Valleywag pointed me to Fred Wilson’s commentary on Saul Hansell’s recent NYT piece, entitled, “Inbox 2.0: Yahoo and Google to Turn E-Mail Into a Social Network“. As readers of this blog know, I am a strong proponent of the notion that address books are on a collision course with social networking. (See my previous piece on Address Book 2.0.)
So, it is great to see the attention on this topic. But I have to say, the analysis so far has been very shallow. Web traffic is a lousy measure of a “social graph”. The question of who has the largest social graph should certainly include Plaxo, who, though new to social networking (and therefore not high on Comscore), is the custodian of an enormous social graph. Plaxo built up its social graph over the last five years, while operating the largest and fastest growing network of “networked address books.”

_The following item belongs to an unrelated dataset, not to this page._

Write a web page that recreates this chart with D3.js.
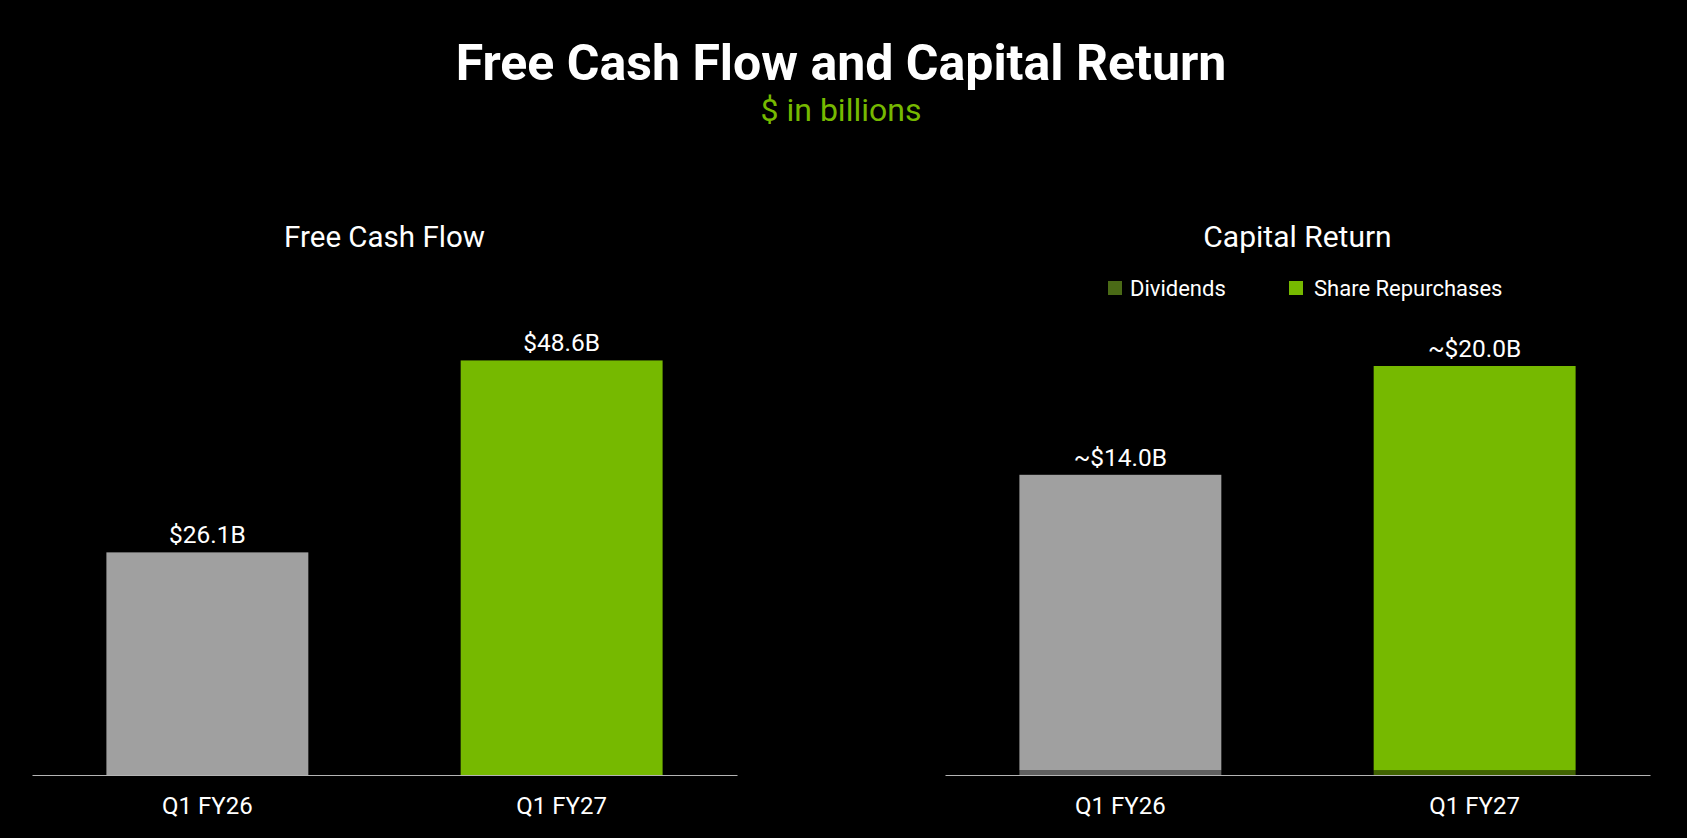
<!DOCTYPE html>
<html>
<head>
<meta charset="utf-8">
<script src="https://cdn.jsdelivr.net/npm/d3@7"></script>
<style>
  html, body { margin: 0; padding: 0; background: #000; }
  svg { display: block; }
  text { font-family: Roboto, "Noto Sans", sans-serif; fill: #fff; }
</style>
</head>
<body>
<div id="chart"></div>
<script>
// values
const quarters = ["Q1 FY26", "Q1 FY27"];
const freeCashFlow = [26.1, 48.6];
const fcfLabels = ["$26.1B", "$48.6B"];
const dividends = [0.23, 0.23];
const repurchases = [14.45, 19.77];
const returnLabels = ["~$14.0B", "~$20.0B"];
const seriesNames = ["Dividends", "Share Repurchases"];

const width = 1687, height = 838;
const baseY = 775;
const barColors = ["#a0a0a0", "#76b900"];
const divColors = ["#5f5f5f", "#406200"];

const svg = d3.select("#chart").append("svg")
  .attr("width", width)
  .attr("height", height);

svg.append("rect").attr("width", width).attr("height", height).attr("fill", "#000");

// headings
svg.append("text")
  .attr("x", 841).attr("y", 80)
  .attr("text-anchor", "middle")
  .attr("font-size", 50).attr("font-weight", 700)
  .text("Free Cash Flow and Capital Return");

svg.append("text")
  .attr("x", 841).attr("y", 121)
  .attr("text-anchor", "middle")
  .attr("font-size", 32)
  .style("fill", "#76b900")
  .text("$ in billions");

function panelAxis(g, x) {
  const axis = d3.axisBottom(x).tickSize(0).tickPadding(22);
  g.attr("transform", `translate(0,${baseY})`).call(axis);
  g.select(".domain").attr("stroke", "#b4b4b4").attr("stroke-width", 1.2);
  g.selectAll(".tick text")
    .attr("font-size", 24)
    .attr("font-family", "Roboto, 'Noto Sans', sans-serif")
    .attr("fill", "#fff");
}

// ---- left panel: free cash flow
const xL = d3.scaleBand().domain(quarters).range([32, 737])
  .paddingInner(0.43).paddingOuter(0.21);
const yL = d3.scaleLinear().domain([0, 50]).range([baseY, 348.5]);

svg.append("text")
  .attr("x", (32 + 737) / 2).attr("y", 247)
  .attr("text-anchor", "middle")
  .attr("font-size", 29.5)
  .text("Free Cash Flow");

const left = svg.append("g");
left.selectAll("rect")
  .data(quarters)
  .join("rect")
  .attr("x", d => xL(d))
  .attr("width", xL.bandwidth())
  .attr("y", (d, i) => yL(freeCashFlow[i]))
  .attr("height", (d, i) => yL(0) - yL(freeCashFlow[i]))
  .attr("fill", (d, i) => barColors[i]);

left.selectAll("text.val")
  .data(quarters)
  .join("text")
  .attr("class", "val")
  .attr("x", d => xL(d) + xL.bandwidth() / 2)
  .attr("y", (d, i) => yL(freeCashFlow[i]) - 9)
  .attr("text-anchor", "middle")
  .attr("font-size", 24.5)
  .text((d, i) => fcfLabels[i]);

svg.append("g").call(panelAxis, xL);

// ---- right panel: capital return (stacked)
const xR = d3.scaleBand().domain(quarters).range([945, 1650])
  .paddingInner(0.43).paddingOuter(0.21);
const yR = d3.scaleLinear().domain([0, 20]).range([baseY, 366]);

svg.append("text")
  .attr("x", (945 + 1650) / 2).attr("y", 247)
  .attr("text-anchor", "middle")
  .attr("font-size", 30)
  .text("Capital Return");

const table = quarters.map((q, i) => ({
  quarter: q, idx: i, dividends: dividends[i], repurchases: repurchases[i]
}));
const stacked = d3.stack().keys(["dividends", "repurchases"])(table);

const right = svg.append("g");
right.selectAll("g.layer")
  .data(stacked)
  .join("g")
  .attr("class", "layer")
  .selectAll("rect")
  .data(layer => layer.map(d => ({ key: layer.key, d })))
  .join("rect")
  .attr("x", p => xR(p.d.data.quarter))
  .attr("width", xR.bandwidth())
  .attr("y", p => yR(p.d[1]))
  .attr("height", p => yR(p.d[0]) - yR(p.d[1]))
  .attr("fill", p => p.key === "dividends" ? divColors[p.d.data.idx] : barColors[p.d.data.idx]);

right.selectAll("text.val")
  .data(table)
  .join("text")
  .attr("class", "val")
  .attr("x", d => xR(d.quarter) + xR.bandwidth() / 2)
  .attr("y", d => yR(d.dividends + d.repurchases) - 9)
  .attr("text-anchor", "middle")
  .attr("font-size", 24.5)
  .text(d => returnLabels[d.idx]);

svg.append("g").call(panelAxis, xR);

// legend
const legendX = [1108, 1289];
const legendColors = ["#4a6a16", "#76b900"];
const legend = svg.append("g").selectAll("g")
  .data(seriesNames)
  .join("g")
  .attr("transform", (d, i) => `translate(${legendX[i]},281)`);
legend.append("rect")
  .attr("width", 14).attr("height", 14)
  .attr("fill", (d, i) => legendColors[i]);
legend.append("text")
  .attr("x", (d, i) => i === 0 ? 22 : 25)
  .attr("y", 15)
  .attr("font-size", 22)
  .text(d => d);
</script>
</body>
</html>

Plaxo hosts address books for roughly 20 million members and has a partnership with Comcast that will more than double the reach of their network. And Plaxo has managed to “sync” together the treasure trove of social graph data buried deep within a wide variety of tools and services, including Microsoft Outlook, Yahoo! Mail, Hotmail, GMail, AIM, and Mac Address Book. What all this means is that Plaxo is very well postioned to take advantage of the market opportunity created by Google’s OpenSocial initiative, which essentially levels the social network playing field.
So, while Comscore or Alexa let you see the tip of the iceberg, the massive untapped potential is currently below the waterline, hidden from view.
Fred also uses number of members as a proxy for size of social graph, but this, too, is an improper measure. By definition, the social graph is not a count of all the people in the crowd; it is the map of who is connected to whom. What’s the difference? The roughly 20 million members of Plaxo are connected to over half a billion unique individuals (based on who is in who’s address book). Such ties are not as strong as the one-to-one connections typical of social networks and business networks, but I think of them as a strong skeleton on which a true social network can be grown. Now, as Plaxo Pulse is starting to take off, I keep a close watch on the rate at which people are establishing connections (as friends, family, or business network). It will be interesting to watch as the worlds of address books and social networks do, indeed, collide.
[Disclosure: As my regular readers know, I head up marketing for Plaxo.]